Я выжидал, что он скажет.
Я подготовился к этой встрече – элегантно оделся (за отсутствием пиджака выстирал и выгладил единственную рубашку) и тщательно причесался на прямой пробор, как, по моему тогдашнему представлению, полагалось настоящему артисту. Это оказалось излишним. Глядя на меня, мой маститый собеседник хрюкнул. Я вздрогнул. Только потом я понял, что такова его манера смеяться. «Разрушьте это», – сказал он, указывая на мой пробор. Я взъерошил себе волосы. «Вот так уже лучше», – заключил он.

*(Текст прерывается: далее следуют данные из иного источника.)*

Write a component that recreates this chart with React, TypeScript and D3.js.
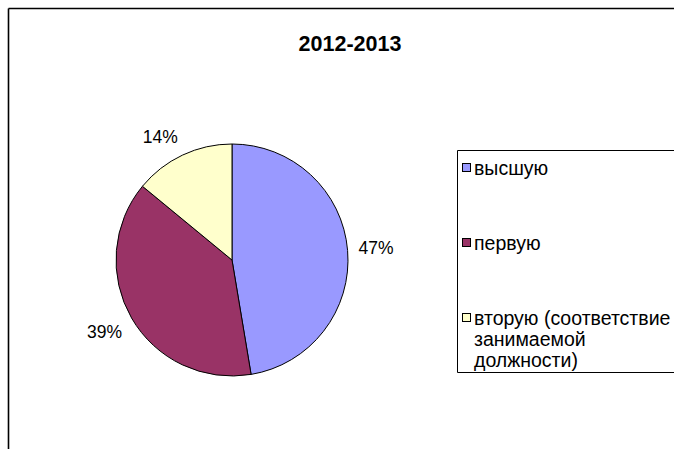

Это был известный кинорежиссер Владимир Ростиславович Гардин. Он случайно встретил меня в одном доме и узнал, что я обучаюсь в ГИКе. К занятиям в этом вузе он, не без основания, относился скептически, но ему нужен был юнец. Я, по-видимому, его в какой-то мере устраивал, и он пригласил меня на киностудию «Межрабпом-Русь», предложив роль в своем новом фильме «Особняк Голубиных». «Смотрины» прошли удачно, и по окончании съемок Владимир Ростиславович тут же предложил мне одну из центральных ролей в фильме «Золотой запас».
Фильм рассказывал о том, как захваченный в Казани золотой запас Государственного банка переправлялся белогвардейцами на Дальний Восток с отступающей армией Колчака. Беляки, как полагалось в картинах того времени, за все время пути только пьянствовали и проигрывали друг другу в карты слитки золота из того самого запаса. Партизаны во главе с красавицей-партизанкой, роль которой исполняла актриса с аристократической внешностью и не слишком высоким актерским дарованием, захватывали поезд. Колчака вели на расстрел.
Картина снималась по старинке – ни о каких репетициях или хотя бы обсуждениях речи не велось. Мало того, в дореволюционном кино было принято, что артисты снимаются в своих костюмах, за исключением работы в исторических картинах. Костюмерной на студии (1-я фабрика Госкино) фактически не было. Мы занимали друг у друга сапоги, галифе, френчи и шинели, переодеваясь иногда для каждого кадра. Выглядело это довольно убого, но большой опыт и безусловная одаренность помогли Гардину довести картину до благополучного конца.
* * *
Приближалось то время, когда в кино вошел новый компонент. Вошел властно, грубо, ломая традиции.